在我看来,《俄国青年》里最具话题性的表达就是全片都在展现着对男孩身体的剥削(exploitation)。在故事的开始,男孩迟疑的拿过一把递给他的步枪,镜头呈现出一个仰角,枪身有他人一样高。男孩此时作为一个健全的人,他是有用的,他被扁平化和收编为一个同其他成年男性士兵一样的人,拉开了他或者像他一样的男孩们在一战中悲惨命运的序幕。

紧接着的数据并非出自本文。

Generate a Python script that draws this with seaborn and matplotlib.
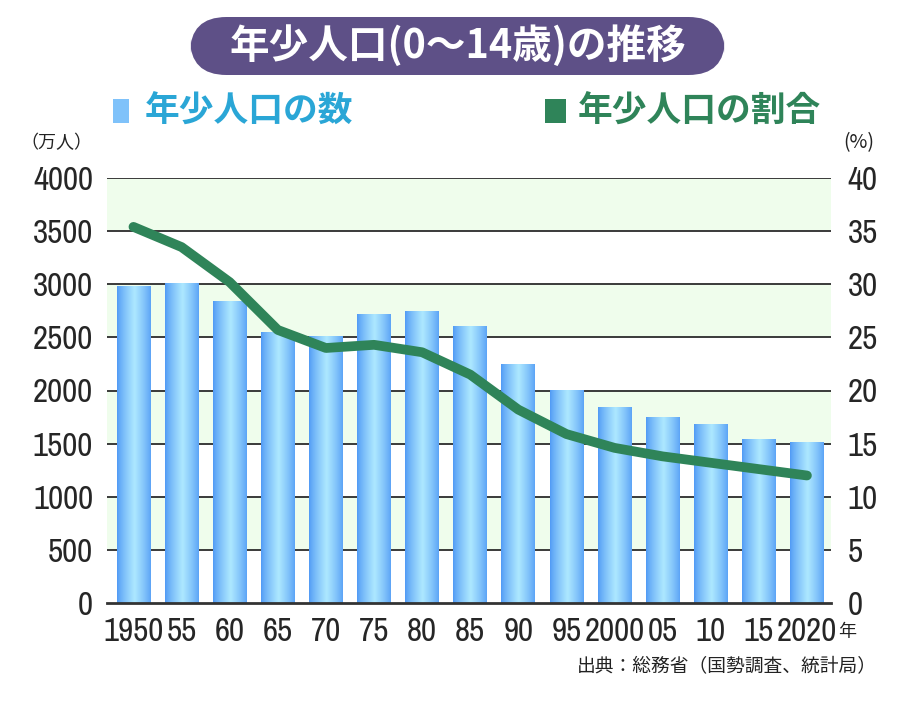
import numpy as np
import pandas as pd
import matplotlib
matplotlib.use("Agg")
import matplotlib.pyplot as plt
import seaborn as sns
from matplotlib import font_manager as fm
from matplotlib.patches import FancyBboxPatch, Rectangle

years = [1950, 1955, 1960, 1965, 1970, 1975, 1980, 1985, 1990, 1995, 2000, 2005, 2010, 2015, 2020]
tick_labels = ["1950", "55", "60", "65", "70", "75", "80", "85", "90", "95", "2000", "05", "10", "15", "2020"]
children = [2979, 3012, 2843, 2553, 2515, 2722, 2751, 2603, 2249, 2001, 1847, 1752, 1680, 1545, 1512]
share = [35.4, 33.5, 30.2, 25.7, 24.0, 24.3, 23.6, 21.5, 18.2, 15.9, 14.6, 13.8, 13.2, 12.6, 12.0]
left_ticks = list(range(0, 4001, 500))
right_ticks = list(range(0, 41, 5))

sns.set_theme(style="white")
plt.rcParams['font.family'] = ['Noto Sans CJK JP', 'DejaVu Sans']

# look for a condensed / narrow font for the numbers
cand = None
for f in fm.fontManager.ttflist:
    nm = (f.name + " " + str(f.fname)).lower()
    if ("narrow" in nm or "condensed" in nm or f.stretch in ("condensed", "semi-condensed")) \
            and "bold" not in nm and "italic" not in nm and "oblique" not in nm:
        if cand is None or ("narrow" in nm and "semi" not in nm):
            cand = f
if cand is not None:
    num_fp = fm.FontProperties(fname=cand.fname)
else:
    num_fp = fm.FontProperties(family="Roboto")

df = pd.DataFrame({"year": tick_labels, "children": children, "share": share,
                   "pos": np.arange(len(years))})

fig = plt.figure(figsize=(9.1, 7.02), dpi=100)
renderer = fig.canvas.get_renderer()
probe = fig.text(0, 0, "4000", fontproperties=num_fp, fontsize=20)
wpx = probe.get_window_extent(renderer).width
probe.remove()
num_size = min(26, 20 * 62 / wpx)

ax = fig.add_axes([107/910, 1-603/702, (831-107)/910, (603-178)/702])

for lo in range(500, 4000, 1000):
    ax.axhspan(lo, lo + 500, color="#effdec", zorder=0, lw=0)
for g in range(500, 4001, 500):
    ax.axhline(g, color="#3a3a3a", lw=1.4, zorder=1)

before = list(ax.patches)
sns.barplot(data=df, x="year", y="children", ax=ax, color="#6ab0f7", width=0.7,
            saturation=1, zorder=2)
bars = [p for p in ax.patches if p not in before]

grad_x = np.linspace(0, 1, 200)
prof = 1 - np.abs(grad_x - 0.52) / 0.52
prof = np.clip(prof, 0, 1) ** 0.8
c_edge = np.array([0.31, 0.60, 0.96])
c_mid = np.array([0.68, 0.91, 1.0])
img = c_edge[None, :] + (c_mid - c_edge)[None, :] * prof[:, None]
img = img[None, :, :]
for p in bars:
    x0, y0 = p.get_x(), p.get_y()
    w, h = p.get_width(), p.get_height()
    p.set_edgecolor("none")
    im = ax.imshow(img, extent=[x0, x0 + w, y0, y0 + h], aspect="auto", zorder=3,
                   interpolation="bilinear")
    im.set_clip_path(p)

ax.set_xlim(-0.55, 14.5)
ax.set_ylim(0, 4000)
ax.set_yticks(left_ticks)
ax.set_yticklabels([str(v) for v in left_ticks], fontproperties=num_fp, fontsize=num_size)
ax.set_xticks(df["pos"])
ax.set_xticklabels(tick_labels, fontproperties=num_fp, fontsize=num_size)
ax.tick_params(axis="y", length=0, pad=10)
ax.tick_params(axis="x", length=0, pad=10)
ax.set_xlabel("")
ax.set_ylabel("")
for s in ["left", "right", "top"]:
    ax.spines[s].set_visible(False)
ax.spines["bottom"].set_color("#333333")
ax.spines["bottom"].set_linewidth(2)
ax.spines["bottom"].set_zorder(6)

ax2 = ax.twinx()
sns.lineplot(data=df, x="pos", y="share", ax=ax2, color="#2f8459", lw=7, zorder=5)
ax2.set_ylim(0, 40)
ax2.set_xlim(-0.55, 14.5)
ax2.set_yticks(right_ticks)
ax2.set_yticklabels([str(v) for v in right_ticks], fontproperties=num_fp, fontsize=num_size)
ax2.tick_params(axis="y", length=0, pad=12)
ax2.set_ylabel("")
ax2.set_xlabel("")
for s in ["left", "right", "top", "bottom"]:
    ax2.spines[s].set_visible(False)

# title
fig.patches.append(FancyBboxPatch((190/910, 1-75/702), (725-190)/910, 58/702,
                                  boxstyle="round,pad=0,rounding_size=0.04",
                                  transform=fig.transFigure, fc="#5e5087", ec="none",
                                  mutation_aspect=910/702))
fig.text(458/910, 1-46/702, "年少人口(0〜14歳)の推移", color="white", fontsize=28.5,
         fontweight="bold", ha="center", va="center")

# legend
fig.patches.append(Rectangle((113/910, 1-123/702), 16/910, 24/702, transform=fig.transFigure,
                             fc="#7fc2fa", ec="none"))
fig.text(145/910, 1-111/702, "年少人口の数", color="#2aa6d6", fontsize=25,
         fontweight="bold", ha="left", va="center")
fig.patches.append(Rectangle((545/910, 1-123/702), 21/910, 24/702, transform=fig.transFigure,
                             fc="#2f8459", ec="none"))
fig.text(578/910, 1-111/702, "年少人口の割合", color="#2f8459", fontsize=25,
         fontweight="bold", ha="left", va="center")

# units and notes
fig.text(20/910, 1-143/702, "（万人）", fontsize=13, color="#222222", ha="left", va="center")
fig.text(843/910, 1-143/702, "(%)", fontsize=14, color="#222222", ha="left", va="center")
fig.text(838/910, 1-632/702, "年", fontsize=13, color="#222222", ha="left", va="center")
fig.text(877/910, 1-667/702, "出典：総務省（国勢調査、統計局）", fontsize=13.5, color="#222222",
         ha="right", va="center")

fig.savefig("out.png", dpi=100)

但男孩此时仍有自己的主体性,在战壕里,这个一战中同坦克飞机一样极具标志性的战争符号(一战有太多残酷的堑壕战),男孩拿起了他的手风琴。他不像拉赫的曲子一样经过精心编排,更不像画面里交响乐团一样费心排练,男孩只是随心所欲的拉起一个同战场声音完全不一样的乐声,就足以令战壕中的士兵感到振奋和愉悦了。男孩脸上挂着笑容也是在回答他之前所表明的那样:只是想做点自己能做的事。在他眼里,拉起小小的手风琴就已足够,他没有认为自己一定要上战场进行杀戮。
可悲的是,当他被拖进战场后,命运看似给了他一个选择(抢还是手风琴),但又无情的强迫他选择了毁灭:手风琴被摧毁了,很快他也跟着失明了。男孩的第一层剥削,就是去掉他的天真,使他变为一个士兵。
更残酷的剥削还在后面,就是彻底的去人化,将男孩器化成一个可用的工具。尽管身边的人不断强调男孩的眼睛瞎了,言下之意男孩已经无用了。但战争和周遭的上级还是毫不犹豫的将男孩身上最后一点可用的价值都剥削干净了。
男孩戴上那可笑的扩音设备,使他看起来像是一个张了触须的怪物。他幼小的身体在巨大的扩音器面前显得如此渺小,而扩音器与身体进行夸张对比之余,也在画面里使一个人的身体和有用之器物融合了。这种融合产生的怪物才是终点。
战争剥去了他的眼睛,现在他有一双巨大化、显影的耳朵,搜寻着那些可怜的信息。
近年来,国外有一个很类似的怪物想象就是警笛头(siren head),他是一个瘦长电线杆形,长着一双巨大的扩音器耳朵,通过传递声音吸引人的注意力杀害路过的人。这是一种拟人的想象,将常见器物变形、人化,从而产生恐怖感,诞生了怪物。男孩则相反,他是从人被物化成机器,从画面的远景镜头里,他与硕大的扩音器合为一体了,成为了战场里那个隐秘而又恐怖的怪物。
战争剥去了他的眼睛,现在还要夺走他的耳朵。这种掠夺和剥削,是无休无止的。尽管耳朵还在他身上,但也只是庞大战争机器的螺丝罢了。